According to Stormoen, Cascadia Capital likes narrower auctions where bidders have done in-depth due diligence and are heavily invested in the company before any capital investment is made. Among other reasons, this ensures that the buyers involved are all genuinely interested in the company.
To be sure, the trend toward narrower auctions has been building for years. Holden observed that during that time “there has been a big shift in the industry towards specialized firms.” And even generalist firms these days tend to specialize in handful of verticals, as a way to maintain a competitive edge for deals.
Growing specialization means investment bankers have less trouble identifying the right buyers for a particular company.
On top of that you have the growing popularity of the “buy-and-build” approach to private equity investing. Add-on acquisitions are inherently more targeted sourcing efforts.
For deal sponsors, the trend toward narrower auctions has meant adjustments to origination strategies, according to Tricia Forbes, a managing director at full-service M&A marketing, branding, business development and public relations firm MiddleM Creative.
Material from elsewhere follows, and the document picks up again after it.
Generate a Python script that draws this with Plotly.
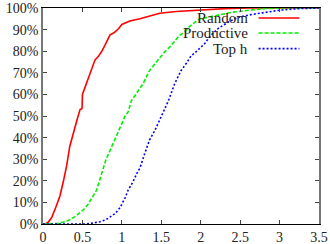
import plotly.graph_objects as go

# Random
rx = [0.00, 0.03, 0.07, 0.11, 0.16, 0.215, 0.26, 0.30, 0.34, 0.39, 0.43, 0.47, 0.495, 0.50, 0.55, 0.62, 0.66, 0.70,
      0.74, 0.785, 0.82, 0.85, 0.90, 0.93, 0.96, 1.00, 1.10, 1.23, 1.35, 1.48, 1.69, 1.99, 2.3, 2.6, 3.0, 3.5]
ry = [0.000, 0.000, 0.010, 0.030, 0.075, 0.130, 0.200, 0.270, 0.360, 0.420, 0.480, 0.530, 0.535, 0.600, 0.650, 0.710,
      0.760, 0.775, 0.796, 0.827, 0.850, 0.876, 0.885, 0.893, 0.905, 0.924, 0.940, 0.950, 0.963, 0.976, 0.984, 0.992,
      0.997, 1.0, 1.0, 1.0]
# Productive
gx = [0.00, 0.13, 0.20, 0.27, 0.34, 0.405, 0.46, 0.51, 0.57, 0.62, 0.68, 0.72, 0.76, 0.80, 0.85, 0.91, 0.96, 1.00,
      1.04, 1.08, 1.12, 1.18, 1.23, 1.27, 1.35, 1.42, 1.48, 1.54, 1.61, 1.67, 1.73, 1.80, 1.86, 1.93, 1.99, 2.09,
      2.24, 2.39, 2.62, 2.81, 3.04, 3.5]
gy = [0, 0, 0.003, 0.010, 0.020, 0.034, 0.048, 0.065, 0.090, 0.120, 0.157, 0.205, 0.257, 0.300, 0.340, 0.388, 0.425,
      0.465, 0.499, 0.519, 0.570, 0.600, 0.628, 0.650, 0.710, 0.740, 0.770, 0.796, 0.820, 0.845, 0.873, 0.890, 0.915,
      0.935, 0.950, 0.957, 0.970, 0.980, 0.990, 0.997, 1.0, 1.0]
# Top h
bx = [0.00, 0.53, 0.62, 0.72, 0.80, 0.85, 0.92, 0.975, 1.04, 1.08, 1.14, 1.19, 1.23, 1.29, 1.35, 1.42, 1.48, 1.54,
      1.59, 1.67, 1.75, 1.82, 1.88, 1.92, 1.99, 2.05, 2.12, 2.22, 2.35, 2.47, 2.65, 2.81, 3.0, 3.23, 3.4, 3.5]
by = [0, 0, 0.004, 0.010, 0.020, 0.034, 0.050, 0.075, 0.120, 0.157, 0.195, 0.234, 0.260, 0.326, 0.388, 0.434, 0.484,
      0.527, 0.570, 0.650, 0.710, 0.745, 0.780, 0.790, 0.815, 0.835, 0.870, 0.905, 0.935, 0.957, 0.970, 0.980, 0.990,
      0.997, 1.0, 1.0]

names = ["Random", "Productive", "Top h"]
colors = ["#ff0000", "#00ee00", "#0000ff"]
dashes = ["solid", "4px,2px", "2px,2px"]

xticks = [0, 0.5, 1, 1.5, 2, 2.5, 3, 3.5]
xticklabels = ["0", "0.5", "1", "1.5", "2", "2.5", "3", "3.5"]
yticks = [i / 10 for i in range(11)]
yticklabels = [f"{i * 10}%" for i in range(11)]

font = "Liberation Serif"

fig = go.Figure()
for x, y, n, c, d in zip([rx, gx, bx], [ry, gy, by], names, colors, dashes):
    fig.add_trace(go.Scatter(x=x, y=y, mode="lines", name=n,
                             line=dict(color=c, width=1.6, dash=d), showlegend=False))

# manual legend (text left of sample, gnuplot style)
leg_y = [0.954, 0.884, 0.812]
for n, c, d, ly in zip(names, colors, dashes, leg_y):
    fig.add_annotation(x=0.745, y=ly, xref="paper", yref="paper", text=n, showarrow=False,
                       xanchor="right", yanchor="middle", font=dict(family=font, size=15, color="#222"),
                       borderpad=0)
    fig.add_shape(type="line", xref="paper", yref="paper", x0=0.781, x1=0.929, y0=ly, y1=ly,
                  line=dict(color=c, width=1.6, dash=d))

fig.update_layout(
    width=330, height=244,
    margin=dict(l=43, r=11, t=8, b=20),
    plot_bgcolor="white", paper_bgcolor="white",
    font=dict(family=font, size=14, color="#222"),
    xaxis=dict(range=[0, 3.5], tickvals=xticks, ticktext=xticklabels, ticks="inside", ticklen=4,
               mirror="ticks", showline=True, linecolor="black", linewidth=1, tickcolor="#444",
               showgrid=False, zeroline=False, tickfont=dict(size=14), automargin=False),
    yaxis=dict(range=[0, 1], tickvals=yticks, ticktext=yticklabels, ticks="inside", ticklen=4,
               mirror="ticks", showline=True, linecolor="#777", linewidth=1.5, tickcolor="#444",
               showgrid=False, zeroline=False, tickfont=dict(size=14), automargin=False),
)

fig.write_html("out.html", config={"displayModeBar": False},
               post_script="document.body.style.margin='0';document.body.style.overflow='hidden';")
“Private equity firms that have historically gone to market as generalists are now often left out of these narrower auctions,” she said. “As a result, many are coming to us for help with pivoting to more specialized, sector-focused brand positioning, messaging and marketing tactics to ensure they are top-of-mind as bankers build their buyer lists.”
Indeed, private equity firms seem just fine with the trend toward narrower auctions, so long as they’re invited.
Said Heather Madland, a partner and head of business development at Huron Capital, which invests in commercial and industrial services, professional services and consumer services: “There’s so much liquidity and competition for higher quality assets that for some firms participating in a broad auction process is a less efficient way of deploying capital. Or put more simply, a waste of time.”